Régulièrement,
il est demandé à l’Eglise de revoir son vocabulaire. Certaines expressions
seraient un obstacle à la foi, si ce n’est carrément responsable de la
désaffection de nombreux croyants. Il faudrait donc simplifier les mots, éviter
les expressions difficiles à comprendre. La Trinité fait partie de ces concepts
que certains jugent trop compliqués à saisir. Comment faire admettre à un
esprit cartésien, nourri de mathématique, qu’en religion : 1 + 1 + 1 =
toujours 1 ? Le Père, le Fils et le Saint Esprit, trois personnes
différentes mais qui ne sont qu’un seul Dieu ! La Trinité, obstacle ou
fondement de la foi chrétienne : tout l’enjeu de la fête est là.
Que
peut bien signifier un Dieu unique en trois personnes ? Et surtout comment
être un quand on est trois ? Il y a de quoi y perdre ses mathématiques,
après avoir déjà perdu son latin ! Pourtant, cette réalité est tout à fait
essentielle à la foi chrétienne. Croire en la Trinité, c’est croire que le Dieu
unique auquel nous accordons confiance n’est pas un Dieu solitaire, mais un Dieu
de relation, un Dieu d’alliance. Le Père, le Fils et le Saint Esprit sont unis
entre eux par un lien d’amour irrévocable. Le Dieu Trinité est fondamentalement
Dieu d’amour puisque c’est la réalité qu’il vit en lui-même. Le Père aime le
Fils qui aime le Père dans l'Esprit Saint. Et c’est parce que Dieu vit en lui
un tel amour qu’il peut nous le transmettre et nous en faire vivre. Ce n’est
pas un amour narcissique, refermé sur lui-même, mais un amour partagé, ouvert
aux autres que Dieu vit et qu’il nous invite à vivre. Dieu ne pourrait réellement
nous aimer s’il était tout seul, solitaire.
De
là découle alors pour nous l’importance de l’Eglise, famille des croyants.
Voilà le lieu où circule l’amour du Père ; voilà le lieu de notre unité
profonde, au-delà de nos différences d’âge, de sexe, de culture… L’Eglise, dans
la diversité de ses membres, se comprend comme un corps unique dont le Christ est
la tête.

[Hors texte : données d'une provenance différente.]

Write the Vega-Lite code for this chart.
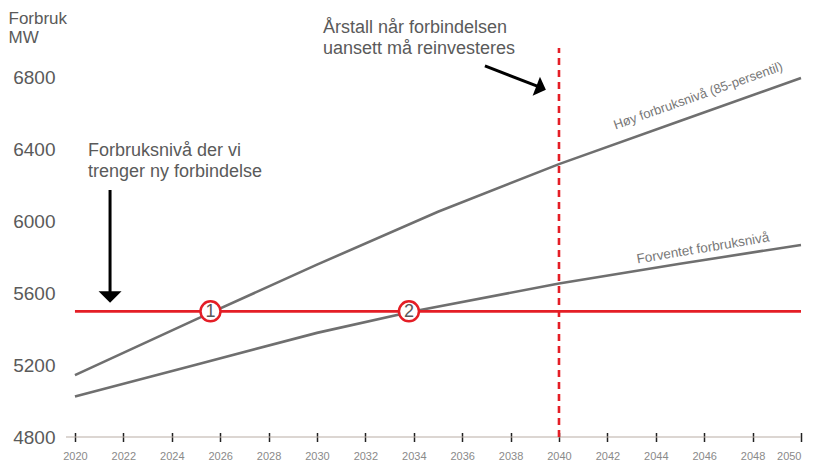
{
  "$schema": "https://vega.github.io/schema/vega-lite/v6.json",
  "autosize": {"type": "none"},
  "width": 735,
  "height": 389,
  "padding": {"left": 66, "top": 48, "right": 15, "bottom": 28},
  "config": {
    "view": {"stroke": null},
    "font": "Liberation Sans",
    "text": {"font": "Liberation Sans"}
  },
  "datasets": {
    "lines": [
      {"series": "Høy", "year": 2020, "value": 5145},
      {"series": "Høy", "year": 2025, "value": 5455},
      {"series": "Høy", "year": 2030, "value": 5760},
      {"series": "Høy", "year": 2035, "value": 6055},
      {"series": "Høy", "year": 2040, "value": 6320},
      {"series": "Høy", "year": 2045, "value": 6560},
      {"series": "Høy", "year": 2050, "value": 6800},
      {"series": "Forventet", "year": 2020, "value": 5025},
      {"series": "Forventet", "year": 2025, "value": 5203},
      {"series": "Forventet", "year": 2030, "value": 5380},
      {"series": "Forventet", "year": 2034, "value": 5500},
      {"series": "Forventet", "year": 2040, "value": 5655},
      {"series": "Forventet", "year": 2045, "value": 5765},
      {"series": "Forventet", "year": 2050, "value": 5870}
    ],
    "markers": [
      {"label": "1", "year": 2025.6, "value": 5500},
      {"label": "2", "year": 2033.8, "value": 5500}
    ],
    "notes": [
      {"text": "Forbruksnivå der vi\ntrenger ny forbindelse", "year": 2020.54, "value": 6445},
      {"text": "Årstall når forbindelsen\nuansett må reinvesteres", "year": 2030.25, "value": 7128}
    ]
  },
  "layer": [
    {
      "data": {"values": [{}]},
      "mark": {"type": "rule", "color": "#b9ada5", "strokeWidth": 1.2},
      "encoding": {
        "x": {"datum": 2019.63, "type": "quantitative", "scale": {"domain": [2019.63, 2050], "nice": false, "zero": false},
          "axis": {"values": [2020,2022,2024,2026,2028,2030,2032,2034,2036,2038,2040,2042,2044,2046,2048,2050], "format": "d", "labelFontSize": 11, "labelColor": "#8a8a8a", "domain": false, "tickColor": "#222222", "tickSize": 9, "tickWidth": 1.5, "offset": -4.5, "labelPadding": 9, "grid": false, "title": null, "labelFont": "Liberation Sans"}},
        "x2": {"datum": 2050},
        "y": {"datum": 4800, "type": "quantitative", "scale": {"domain": [4800, 6967], "nice": false, "zero": false},
          "axis": {"values": [4800,5200,5600,6000,6400,6800], "format": "d", "labelFontSize": 19, "labelColor": "#5a5a5a", "domain": false, "ticks": false, "tickSize": 0, "grid": false, "labelPadding": 11, "labelFont": "Liberation Sans",
            "title": ["Forbruk", "MW"], "titleAngle": 0, "titleAlign": "left", "titleBaseline": "top", "titleX": -58, "titleY": -38, "titleFontSize": 17, "titleFontWeight": "normal", "titleColor": "#5a5a5a", "titleLineHeight": 19, "titleFont": "Liberation Sans"}}
      }
    },
    {
      "data": {"name": "lines"},
      "mark": {"type": "line", "color": "#6f6f6f", "strokeWidth": 2.6},
      "encoding": {
        "x": {"field": "year", "type": "quantitative", "scale": {"domain": [2019.63, 2050], "nice": false, "zero": false}},
        "y": {"field": "value", "type": "quantitative", "scale": {"domain": [4800, 6967], "nice": false, "zero": false}},
        "detail": {"field": "series"}
      }
    },
    {
      "data": {"values": [{}]},
      "mark": {"type": "rule", "color": "#e41e26", "strokeWidth": 2.6},
      "encoding": {
        "x": {"datum": 2020, "type": "quantitative"},
        "x2": {"datum": 2050},
        "y": {"datum": 5500, "type": "quantitative"}
      }
    },
    {
      "data": {"values": [{}]},
      "mark": {"type": "rule", "color": "#e41e26", "strokeWidth": 2.6, "strokeDash": [7, 5]},
      "encoding": {
        "x": {"datum": 2040, "type": "quantitative"},
        "y": {"datum": 4800, "type": "quantitative"},
        "y2": {"datum": 6967}
      }
    },
    {
      "data": {"name": "markers"},
      "mark": {"type": "point", "shape": "circle", "filled": false, "fill": "white", "fillOpacity": 1, "stroke": "#e41e26", "strokeWidth": 2.5, "size": 400, "opacity": 1},
      "encoding": {
        "x": {"field": "year", "type": "quantitative"},
        "y": {"field": "value", "type": "quantitative"}
      }
    },
    {
      "data": {"name": "markers"},
      "mark": {"type": "text", "fontSize": 18, "color": "#5a5a5a", "align": "center", "baseline": "middle", "dy": 1},
      "encoding": {
        "x": {"field": "year", "type": "quantitative"},
        "y": {"field": "value", "type": "quantitative"},
        "text": {"field": "label"}
      }
    },
    {
      "data": {"name": "notes"},
      "mark": {"type": "text", "fontSize": 18, "color": "#5a5a5a", "align": "left", "baseline": "top", "lineBreak": "\n", "lineHeight": 21},
      "encoding": {
        "x": {"field": "year", "type": "quantitative"},
        "y": {"field": "value", "type": "quantitative"},
        "text": {"field": "text"}
      }
    },
    {
      "data": {"values": [{"text": "Høy forbruksnivå (85-persentil)", "year": 2045.75, "value": 6700}]},
      "mark": {"type": "text", "fontSize": 13, "color": "#777777", "align": "center", "baseline": "middle", "angle": -19.5},
      "encoding": {
        "x": {"field": "year", "type": "quantitative"},
        "y": {"field": "value", "type": "quantitative"},
        "text": {"field": "text"}
      }
    },
    {
      "data": {"values": [{"text": "Forventet forbruksnivå", "year": 2045.95, "value": 5850}]},
      "mark": {"type": "text", "fontSize": 13.5, "color": "#777777", "align": "center", "baseline": "middle", "angle": -9.5},
      "encoding": {
        "x": {"field": "year", "type": "quantitative"},
        "y": {"field": "value", "type": "quantitative"},
        "text": {"field": "text"}
      }
    },
    {
      "data": {"values": [{"x0": 2021.45, "y0": 6176, "x1": 2021.45, "y1": 5600}, {"x0": 2036.94, "y0": 6867, "x1": 2039.1, "y1": 6755}]},
      "mark": {"type": "rule", "color": "#000000", "strokeWidth": 3},
      "encoding": {
        "x": {"field": "x0", "type": "quantitative"},
        "y": {"field": "y0", "type": "quantitative"},
        "x2": {"field": "x1"},
        "y2": {"field": "y1"}
      }
    },
    {
      "data": {"values": [{"year": 2021.45, "value": 5580}]},
      "mark": {"type": "point", "shape": "M-1,-0.5L1,-0.5L0,0.5Z", "filled": true, "color": "#000000", "opacity": 1, "size": 530},
      "encoding": {
        "x": {"field": "year", "type": "quantitative"},
        "y": {"field": "value", "type": "quantitative"}
      }
    },
    {
      "data": {"values": [{"year": 2039.26, "value": 6744}]},
      "mark": {"type": "point", "shape": "M-1,-0.5L1,-0.5L0,0.5Z", "filled": true, "color": "#000000", "opacity": 1, "size": 420, "angle": 291},
      "encoding": {
        "x": {"field": "year", "type": "quantitative"},
        "y": {"field": "value", "type": "quantitative"}
      }
    }
  ]
}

Puisque Dieu est un en trois, nous pouvons n’être qu’un corps en des milliards
de membres. L’amour qui unit les Trois de la Trinité, unit la totalité des
hommes qui croient au Christ. Nous ne faisons plus qu’un en Jésus. Nous sommes
fils de Dieu par Jésus, et dans l’Esprit nous pouvons crier vers Dieu :
Abba ! Père ! Supprimez la Trinité, et il n’y a plus de filiation
pour nous ! Supprimez la Trinité et il n’y aura plus personne pour crier
en nous vers Dieu le Père. Supprimez la Trinité, et vous n’aurez plus qu’un
vieillard solitaire qui n’a besoin que d’individus en relation privée avec lui,
mais qui n’a pas besoin d’un peuple à qui manifester son amour.
Nous
pouvons encore faire un pas de plus et comprendre que, puisque Dieu est amour
en lui-même, puisque l’Eglise est le lieu où cet amour est partagé largement,
il devient indispensable, pour l’Eglise, de répandre cette Bonne Nouvelle. Parce
que Dieu est Trinité, amour partagé en lui-même, nous ne pouvons pas le garder
précieusement pour nous. Nous devons l’annoncer, nous devons le partager :
allez, de toutes les nations faites des
disciples : baptisez-les au nom du Père, et du Fils, et du Saint Esprit. Ce
n’est pas une option ; ce n’est pas quelque chose à faire si j’ai du temps
en trop ! C’est une exigence de notre foi qui découle du mystère de la
Trinité. Non seulement Dieu n’est pas solitaire, mais il ne supporterait pas d’être
solitaire. Il a autant besoin du Fils et de l'Esprit Saint qu’il a besoin des
hommes pour que l’amour dont il est la source circule et inonde le monde. Nul,
pas même Dieu, ne saurait connaître l’amour et partager l’amour, en restant
seul ! Sans l’autre, aucun amour n’est possible !
Nous
comprenons bien qu’il est impossible de se passer de la Trinité, à moins de
vouloir vider notre foi de ce qui fait sa force : l’amour reçu de Dieu le
Père, vécu en plénitude par le Fils et révélé sans cesse au monde par l'Esprit
Saint. Plutôt que de vouloir simplifier les mots de la foi, simplifions-en les
attitudes, et commençons par aimer, comme Dieu seul aime. Nous appréhenderons
mieux la totalité de la foi, telle que le Christ l’a vécu, dans l’obéissance à
son Père et la force de son Esprit. Amen.